MATERIAL:
—————
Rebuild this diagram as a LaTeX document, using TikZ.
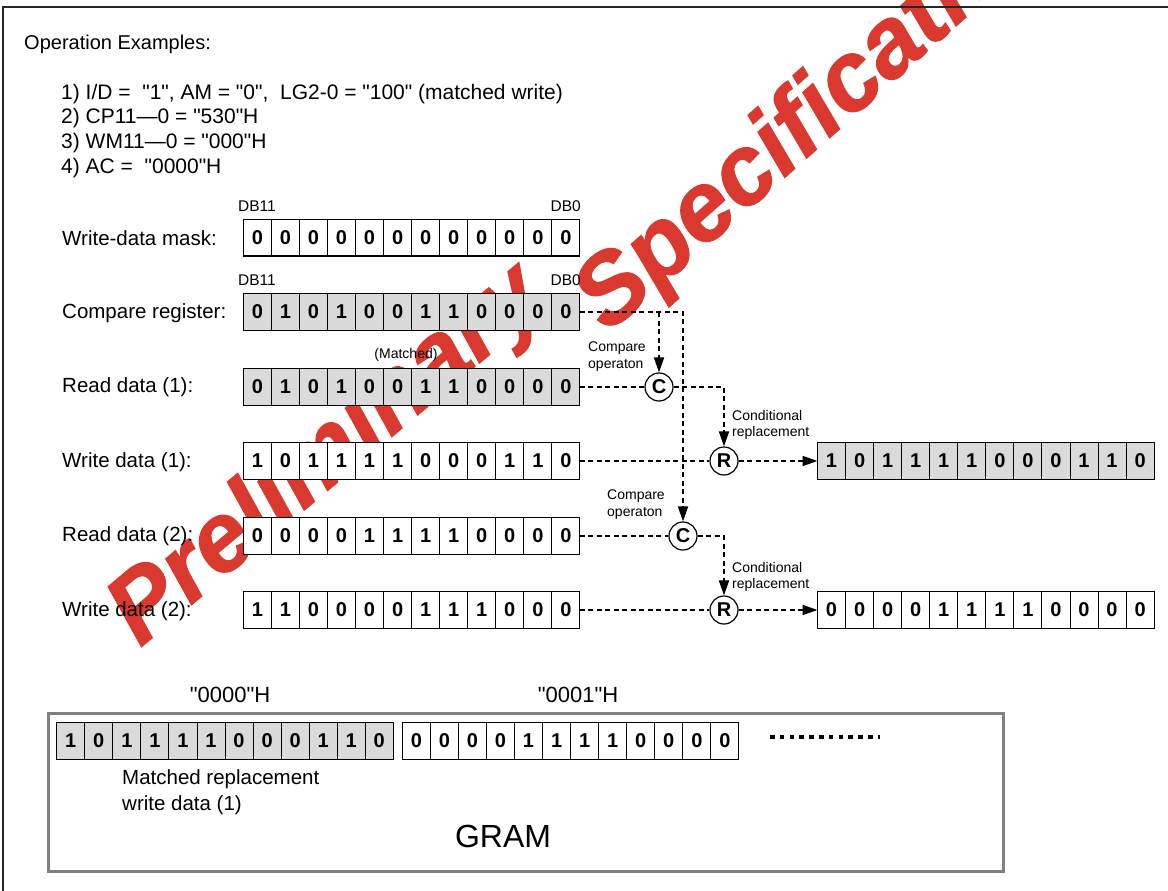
\documentclass[tikz,border=0pt]{standalone}
\usepackage{fontspec}
\setmainfont{Liberation Sans}[Ligatures=TeXOff]
\newfontfamily\wmfont{Liberation Sans}[FakeBold=1.2]
\usetikzlibrary{arrows.meta,calc}
\definecolor{wmred}{RGB}{217,57,47}
\definecolor{cellgray}{RGB}{218,218,218}
\definecolor{boxgray}{RGB}{128,128,128}
\newcommand{\bitreg}[4]{%
  \node[reg, fill=#3, anchor=west] (#1) at #2 {};
  \foreach \b [count=\i] in {#4} {
    \node[cell] (#1-\i) at ($(#1.west)+(\i*28.05-14.025,0)$) {\b};
  }
}
\begin{document}
\begin{tikzpicture}[x=1pt,y=-1pt,
  reg/.style={draw=black, line width=1pt, minimum width=336.6pt, minimum height=36.7pt, inner sep=0pt, outer sep=0pt},
  cell/.style={draw=black, line width=0.9pt, minimum width=28.05pt, minimum height=36.7pt, inner sep=0pt, font=\bfseries\fontsize{20}{20}\selectfont},
  lbl/.style={anchor=west, inner sep=0pt, font=\fontsize{20.5}{24.5}\selectfont},
  txt/.style={anchor=base west, inner sep=0pt, font=\fontsize{21}{24.5}\selectfont},
  small/.style={anchor=north west, align=left, inner sep=0pt, font=\fontsize{14}{16.5}\selectfont},
  dbl/.style={inner sep=0pt, font=\fontsize{15.5}{15.5}\selectfont},
  op/.style={circle, draw=black, line width=1.2pt, minimum size=28pt, inner sep=0pt, fill=white, font=\bfseries\fontsize{20}{20}\selectfont},
  dl/.style={line width=1.8pt, dash pattern=on 5pt off 3.5pt},
  arr/.style={-{Triangle[length=15pt,width=10pt]}},
  wmtext/.style={inner sep=0pt, text=wmred, font=\wmfont\bfseries\itshape\fontsize{98}{98}\selectfont}
]
\useasboundingbox (0,0) rectangle (1168,891);
% watermark
\node[wmtext, anchor=base west, rotate=40] (wm1) at (140,648) {Preliminary};
\path (wm1.base east) ++(40:27) ++(38,12) coordinate (sp);
\node[wmtext, anchor=base west, rotate=41.5] (wm2) at (sp) {Specification};
% frame
\draw[line width=1.2pt, draw=black!85] (3,891) -- (3,7) -- (1168,7);
% heading texts
\node[txt, font=\fontsize{20}{24}\selectfont] (t0) at (24,49.5) {Operation Examples:};
\node[txt] (t1) at (61,99.5) {1) I/D =~~"1", AM = "0",~~LG2-0 = "100" (matched write)};
\node[txt] (t2) at (61,124) {2) CP11—0 = "530"H};
\node[txt] (t3) at (61,148.5) {3) WM11—0 = "000"H};
\node[txt] (t4) at (61,173) {4) AC =~~"0000"H};
% row labels
\node[lbl] (l1) at (62,238) {Write-data mask:};
\node[lbl] (l2) at (62,313) {Compare register:};
\node[lbl] (l3) at (62,387) {Read data (1):};
\node[lbl] (l4) at (62,462) {Write data (1):};
\node[lbl] (l5) at (62,536) {Read data (2):};
\node[lbl] (l6) at (62,611) {Write data (2):};
% DB labels
\node[dbl, anchor=west] (db11a) at (238,206) {DB11};
\node[dbl, anchor=east] (db0a) at (581,206) {DB0};
\node[dbl, anchor=west] (db11b) at (238,280) {DB11};
\node[dbl, anchor=east] (db0b) at (581,280) {DB0};
\node[small, anchor=center] (match) at (406,355) {(Matched)};
% operators
\node[op] (C1) at (659,387) {C};
\node[op] (R1) at (724,461) {R};
\node[op] (C2) at (683,536) {C};
\node[op] (R2) at (724,610) {R};
% registers
\bitreg{mask}{(243.3,237.6)}{white}{0,0,0,0,0,0,0,0,0,0,0,0}
\bitreg{cmp}{(243.3,312)}{cellgray}{0,1,0,1,0,0,1,1,0,0,0,0}
\bitreg{rd1}{(243.3,387)}{cellgray}{0,1,0,1,0,0,1,1,0,0,0,0}
\bitreg{wr1}{(243.3,461)}{white}{1,0,1,1,1,1,0,0,0,1,1,0}
\bitreg{rd2}{(243.3,536)}{white}{0,0,0,0,1,1,1,1,0,0,0,0}
\bitreg{wr2}{(243.3,610)}{white}{1,1,0,0,0,0,1,1,1,0,0,0}
\bitreg{res1}{(817.5,461)}{cellgray}{1,0,1,1,1,1,0,0,0,1,1,0}
\bitreg{res2}{(817.5,610)}{white}{0,0,0,0,1,1,1,1,0,0,0,0}
% connectors
\coordinate (b1) at (C1.north |- cmp.east);
\draw[dl, arr] (cmp.east) -| (C2.north);
\draw[dl, arr] (b1) -- (C1.north);
\draw[dl] (rd1.east) -- (C1.west);
\draw[dl, arr] (C1.east) -| (R1.north);
\draw[dl] (wr1.east) -- (R1.west);
\draw[dl, arr] (R1.east) -- (res1.west);
\draw[dl] (rd2.east) -- (C2.west);
\draw[dl, arr] (C2.east) -| (R2.north);
\draw[dl] (wr2.east) -- (R2.west);
\draw[dl, arr] (R2.east) -- (res2.west);
% small labels
\node[small] (cop1) at (588,342) {Compare\\operaton};
\node[small] (cop2) at (607,490) {Compare\\operaton};
\node[small] (cr1) at (732,410) {Conditional\\replacement};
\node[small] (cr2) at (732,562) {Conditional\\replacement};
% GRAM
\node[draw=boxgray, line width=3pt, minimum width=955pt, minimum height=158.4pt, inner sep=0pt] (gram) at (525.8,792.5) {};
\bitreg{g1}{(56.7,741)}{cellgray}{1,0,1,1,1,1,0,0,0,1,1,0}
\bitreg{g2}{(402.3,741)}{white}{0,0,0,0,1,1,1,1,0,0,0,0}
\node[inner sep=0pt, font=\fontsize{22}{22}\selectfont] (a0) at (230,695) {"0000"H};
\node[inner sep=0pt, font=\fontsize{22}{22}\selectfont] (a1) at (578,695) {"0001"H};
\coordinate (d0) at (770,737);
\coordinate (d1) at (880,737);
\draw[line width=4.5pt, dash pattern=on 4.5pt off 5.3pt] (d0) -- (d1);
\node[small, font=\fontsize{20.5}{26.5}\selectfont] (mr) at (122,769) {Matched replacement\\write data (1)};
\node[inner sep=0pt, font=\fontsize{32}{32}\selectfont] (gl) at (503,836) {GRAM};
\end{tikzpicture}
\end{document}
—————
Make an exact copy of the listing above. Do not include the pictures.

EXPECTED ANSWER:
Rebuild this diagram as a LaTeX document, using TikZ.
\documentclass[tikz,border=0pt]{standalone}
\usepackage{fontspec}
\setmainfont{Liberation Sans}[Ligatures=TeXOff]
\newfontfamily\wmfont{Liberation Sans}[FakeBold=1.2]
\usetikzlibrary{arrows.meta,calc}
\definecolor{wmred}{RGB}{217,57,47}
\definecolor{cellgray}{RGB}{218,218,218}
\definecolor{boxgray}{RGB}{128,128,128}
\newcommand{\bitreg}[4]{%
  \node[reg, fill=#3, anchor=west] (#1) at #2 {};
  \foreach \b [count=\i] in {#4} {
    \node[cell] (#1-\i) at ($(#1.west)+(\i*28.05-14.025,0)$) {\b};
  }
}
\begin{document}
\begin{tikzpicture}[x=1pt,y=-1pt,
  reg/.style={draw=black, line width=1pt, minimum width=336.6pt, minimum height=36.7pt, inner sep=0pt, outer sep=0pt},
  cell/.style={draw=black, line width=0.9pt, minimum width=28.05pt, minimum height=36.7pt, inner sep=0pt, font=\bfseries\fontsize{20}{20}\selectfont},
  lbl/.style={anchor=west, inner sep=0pt, font=\fontsize{20.5}{24.5}\selectfont},
  txt/.style={anchor=base west, inner sep=0pt, font=\fontsize{21}{24.5}\selectfont},
  small/.style={anchor=north west, align=left, inner sep=0pt, font=\fontsize{14}{16.5}\selectfont},
  dbl/.style={inner sep=0pt, font=\fontsize{15.5}{15.5}\selectfont},
  op/.style={circle, draw=black, line width=1.2pt, minimum size=28pt, inner sep=0pt, fill=white, font=\bfseries\fontsize{20}{20}\selectfont},
  dl/.style={line width=1.8pt, dash pattern=on 5pt off 3.5pt},
  arr/.style={-{Triangle[length=15pt,width=10pt]}},
  wmtext/.style={inner sep=0pt, text=wmred, font=\wmfont\bfseries\itshape\fontsize{98}{98}\selectfont}
]
\useasboundingbox (0,0) rectangle (1168,891);
% watermark
\node[wmtext, anchor=base west, rotate=40] (wm1) at (140,648) {Preliminary};
\path (wm1.base east) ++(40:27) ++(38,12) coordinate (sp);
\node[wmtext, anchor=base west, rotate=41.5] (wm2) at (sp) {Specification};
% frame
\draw[line width=1.2pt, draw=black!85] (3,891) -- (3,7) -- (1168,7);
% heading texts
\node[txt, font=\fontsize{20}{24}\selectfont] (t0) at (24,49.5) {Operation Examples:};
\node[txt] (t1) at (61,99.5) {1) I/D =~~"1", AM = "0",~~LG2-0 = "100" (matched write)};
\node[txt] (t2) at (61,124) {2) CP11—0 = "530"H};
\node[txt] (t3) at (61,148.5) {3) WM11—0 = "000"H};
\node[txt] (t4) at (61,173) {4) AC =~~"0000"H};
% row labels
\node[lbl] (l1) at (62,238) {Write-data mask:};
\node[lbl] (l2) at (62,313) {Compare register:};
\node[lbl] (l3) at (62,387) {Read data (1):};
\node[lbl] (l4) at (62,462) {Write data (1):};
\node[lbl] (l5) at (62,536) {Read data (2):};
\node[lbl] (l6) at (62,611) {Write data (2):};
% DB labels
\node[dbl, anchor=west] (db11a) at (238,206) {DB11};
\node[dbl, anchor=east] (db0a) at (581,206) {DB0};
\node[dbl, anchor=west] (db11b) at (238,280) {DB11};
\node[dbl, anchor=east] (db0b) at (581,280) {DB0};
\node[small, anchor=center] (match) at (406,355) {(Matched)};
% operators
\node[op] (C1) at (659,387) {C};
\node[op] (R1) at (724,461) {R};
\node[op] (C2) at (683,536) {C};
\node[op] (R2) at (724,610) {R};
% registers
\bitreg{mask}{(243.3,237.6)}{white}{0,0,0,0,0,0,0,0,0,0,0,0}
\bitreg{cmp}{(243.3,312)}{cellgray}{0,1,0,1,0,0,1,1,0,0,0,0}
\bitreg{rd1}{(243.3,387)}{cellgray}{0,1,0,1,0,0,1,1,0,0,0,0}
\bitreg{wr1}{(243.3,461)}{white}{1,0,1,1,1,1,0,0,0,1,1,0}
\bitreg{rd2}{(243.3,536)}{white}{0,0,0,0,1,1,1,1,0,0,0,0}
\bitreg{wr2}{(243.3,610)}{white}{1,1,0,0,0,0,1,1,1,0,0,0}
\bitreg{res1}{(817.5,461)}{cellgray}{1,0,1,1,1,1,0,0,0,1,1,0}
\bitreg{res2}{(817.5,610)}{white}{0,0,0,0,1,1,1,1,0,0,0,0}
% connectors
\coordinate (b1) at (C1.north |- cmp.east);
\draw[dl, arr] (cmp.east) -| (C2.north);
\draw[dl, arr] (b1) -- (C1.north);
\draw[dl] (rd1.east) -- (C1.west);
\draw[dl, arr] (C1.east) -| (R1.north);
\draw[dl] (wr1.east) -- (R1.west);
\draw[dl, arr] (R1.east) -- (res1.west);
\draw[dl] (rd2.east) -- (C2.west);
\draw[dl, arr] (C2.east) -| (R2.north);
\draw[dl] (wr2.east) -- (R2.west);
\draw[dl, arr] (R2.east) -- (res2.west);
% small labels
\node[small] (cop1) at (588,342) {Compare\\operaton};
\node[small] (cop2) at (607,490) {Compare\\operaton};
\node[small] (cr1) at (732,410) {Conditional\\replacement};
\node[small] (cr2) at (732,562) {Conditional\\replacement};
% GRAM
\node[draw=boxgray, line width=3pt, minimum width=955pt, minimum height=158.4pt, inner sep=0pt] (gram) at (525.8,792.5) {};
\bitreg{g1}{(56.7,741)}{cellgray}{1,0,1,1,1,1,0,0,0,1,1,0}
\bitreg{g2}{(402.3,741)}{white}{0,0,0,0,1,1,1,1,0,0,0,0}
\node[inner sep=0pt, font=\fontsize{22}{22}\selectfont] (a0) at (230,695) {"0000"H};
\node[inner sep=0pt, font=\fontsize{22}{22}\selectfont] (a1) at (578,695) {"0001"H};
\coordinate (d0) at (770,737);
\coordinate (d1) at (880,737);
\draw[line width=4.5pt, dash pattern=on 4.5pt off 5.3pt] (d0) -- (d1);
\node[small, font=\fontsize{20.5}{26.5}\selectfont] (mr) at (122,769) {Matched replacement\\write data (1)};
\node[inner sep=0pt, font=\fontsize{32}{32}\selectfont] (gl) at (503,836) {GRAM};
\end{tikzpicture}
\end{document}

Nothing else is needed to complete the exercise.